[THE EXERCISE]: Write out each line of the listing as it stands, without the images.

[DATA BLOCK]:

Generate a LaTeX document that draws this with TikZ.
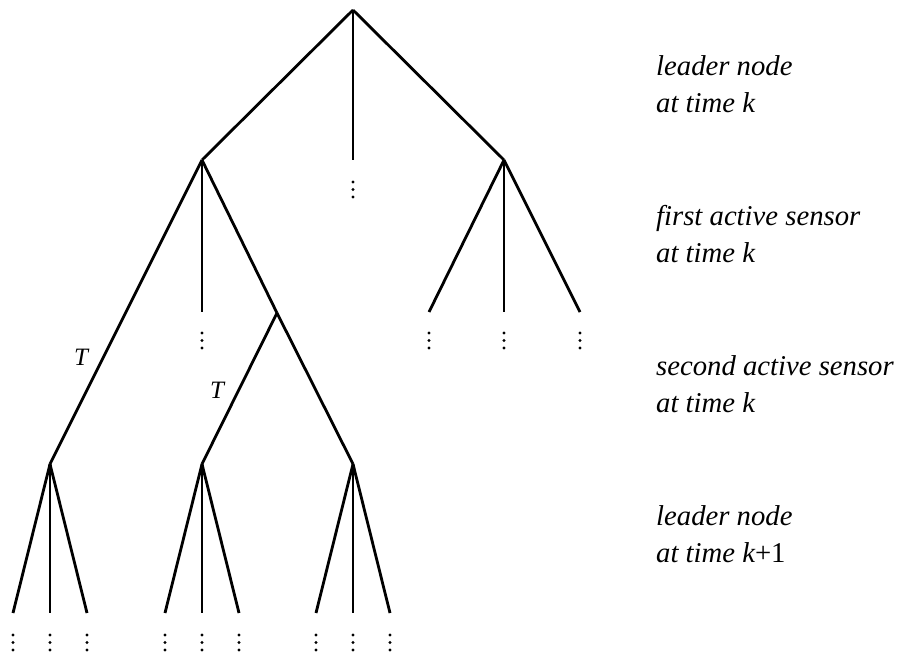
\documentclass[tikz,border=0pt]{standalone}
\usepackage{fontspec}
\setmainfont{Liberation Serif}
\usetikzlibrary{calc}
\begin{document}
\begin{tikzpicture}[x=1pt,y=-1pt,
  edge/.style={line width=2.8pt,line cap=butt,line join=miter},
  lbl/.style={anchor=base west,inner sep=0pt,font=\fontsize{28.7}{32}\selectfont\itshape},
  tlbl/.style={inner sep=0pt,font=\fontsize{25}{28}\selectfont\itshape},
  vd/.pic={\fill (0,0) circle (1.7) (0,7.5) circle (1.7) (0,15) circle (1.7);}]
\useasboundingbox (0,0) rectangle (904,656);

% tree vertices
\coordinate (R) at (353,10);
\coordinate (A) at (202,160);
\coordinate (M) at (353,160);
\coordinate (C) at (504,160);
\coordinate (Am) at (202,312);
\coordinate (B) at (277,313);
\coordinate (L1) at (50,464);
\coordinate (L2) at (202,464);
\coordinate (L3) at (353,464);
\coordinate (C1) at (429,312);
\coordinate (C2) at (504,312);
\coordinate (C3) at (580,312);

% upper levels
\draw[edge] (R) -- (A);
\draw[edge] (R) -- (M);
\draw[edge] (R) -- (C);
\draw[edge] (A) -- (L1);
\draw[edge] (A) -- (Am);
\draw[edge] (A) -- (B);
\draw[edge] (B) -- (L3);
\draw[edge] (B) -- (L2);
\draw[edge] (C) -- (C1);
\draw[edge] (C) -- (C2);
\draw[edge] (C) -- (C3);

% branch labels
\node[tlbl] (T1) at (81,357) {T};
\node[tlbl] (T2) at (217,390) {T};

% leader nodes at time k+1 and their branches
\foreach \n in {L1,L2,L3}{
  \coordinate (\n a) at ($(\n)+(-37,149)$);
  \coordinate (\n b) at ($(\n)+(0,149)$);
  \coordinate (\n c) at ($(\n)+(37,149)$);
  \draw[edge] (\n) -- (\n a);
  \draw[edge] (\n) -- (\n b);
  \draw[edge] (\n) -- (\n c);
  \pic at ($(\n a)+(0,22)$) {vd};
  \pic at ($(\n b)+(0,22)$) {vd};
  \pic at ($(\n c)+(0,22)$) {vd};
}

% continuation dots
\pic at ($(M)+(0,22)$) {vd};
\pic at ($(Am)+(0,21)$) {vd};
\pic at ($(C1)+(0,21)$) {vd};
\pic at ($(C2)+(0,21)$) {vd};
\pic at ($(C3)+(0,21)$) {vd};

% level captions
\node[lbl] (c1a) at (656,75) {leader node};
\node[lbl] (c1b) at (656,112) {at time k};
\node[lbl] (c2a) at (656,225) {first active sensor};
\node[lbl] (c2b) at (656,262) {at time k};
\node[lbl] (c3a) at (656,375) {second active sensor};
\node[lbl] (c3b) at (656,412) {at time k};
\node[lbl] (c4a) at (656,525) {leader node};
\node[lbl] (c4b) at (656,562) {at time k{\upshape +1}};
\end{tikzpicture}
\end{document}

[TASK RESPONSE]:
Generate a LaTeX document that draws this with TikZ.
\documentclass[tikz,border=0pt]{standalone}
\usepackage{fontspec}
\setmainfont{Liberation Serif}
\usetikzlibrary{calc}
\begin{document}
\begin{tikzpicture}[x=1pt,y=-1pt,
  edge/.style={line width=2.8pt,line cap=butt,line join=miter},
  lbl/.style={anchor=base west,inner sep=0pt,font=\fontsize{28.7}{32}\selectfont\itshape},
  tlbl/.style={inner sep=0pt,font=\fontsize{25}{28}\selectfont\itshape},
  vd/.pic={\fill (0,0) circle (1.7) (0,7.5) circle (1.7) (0,15) circle (1.7);}]
\useasboundingbox (0,0) rectangle (904,656);

% tree vertices
\coordinate (R) at (353,10);
\coordinate (A) at (202,160);
\coordinate (M) at (353,160);
\coordinate (C) at (504,160);
\coordinate (Am) at (202,312);
\coordinate (B) at (277,313);
\coordinate (L1) at (50,464);
\coordinate (L2) at (202,464);
\coordinate (L3) at (353,464);
\coordinate (C1) at (429,312);
\coordinate (C2) at (504,312);
\coordinate (C3) at (580,312);

% upper levels
\draw[edge] (R) -- (A);
\draw[edge] (R) -- (M);
\draw[edge] (R) -- (C);
\draw[edge] (A) -- (L1);
\draw[edge] (A) -- (Am);
\draw[edge] (A) -- (B);
\draw[edge] (B) -- (L3);
\draw[edge] (B) -- (L2);
\draw[edge] (C) -- (C1);
\draw[edge] (C) -- (C2);
\draw[edge] (C) -- (C3);

% branch labels
\node[tlbl] (T1) at (81,357) {T};
\node[tlbl] (T2) at (217,390) {T};

% leader nodes at time k+1 and their branches
\foreach \n in {L1,L2,L3}{
  \coordinate (\n a) at ($(\n)+(-37,149)$);
  \coordinate (\n b) at ($(\n)+(0,149)$);
  \coordinate (\n c) at ($(\n)+(37,149)$);
  \draw[edge] (\n) -- (\n a);
  \draw[edge] (\n) -- (\n b);
  \draw[edge] (\n) -- (\n c);
  \pic at ($(\n a)+(0,22)$) {vd};
  \pic at ($(\n b)+(0,22)$) {vd};
  \pic at ($(\n c)+(0,22)$) {vd};
}

% continuation dots
\pic at ($(M)+(0,22)$) {vd};
\pic at ($(Am)+(0,21)$) {vd};
\pic at ($(C1)+(0,21)$) {vd};
\pic at ($(C2)+(0,21)$) {vd};
\pic at ($(C3)+(0,21)$) {vd};

% level captions
\node[lbl] (c1a) at (656,75) {leader node};
\node[lbl] (c1b) at (656,112) {at time k};
\node[lbl] (c2a) at (656,225) {first active sensor};
\node[lbl] (c2b) at (656,262) {at time k};
\node[lbl] (c3a) at (656,375) {second active sensor};
\node[lbl] (c3b) at (656,412) {at time k};
\node[lbl] (c4a) at (656,525) {leader node};
\node[lbl] (c4b) at (656,562) {at time k{\upshape +1}};
\end{tikzpicture}
\end{document}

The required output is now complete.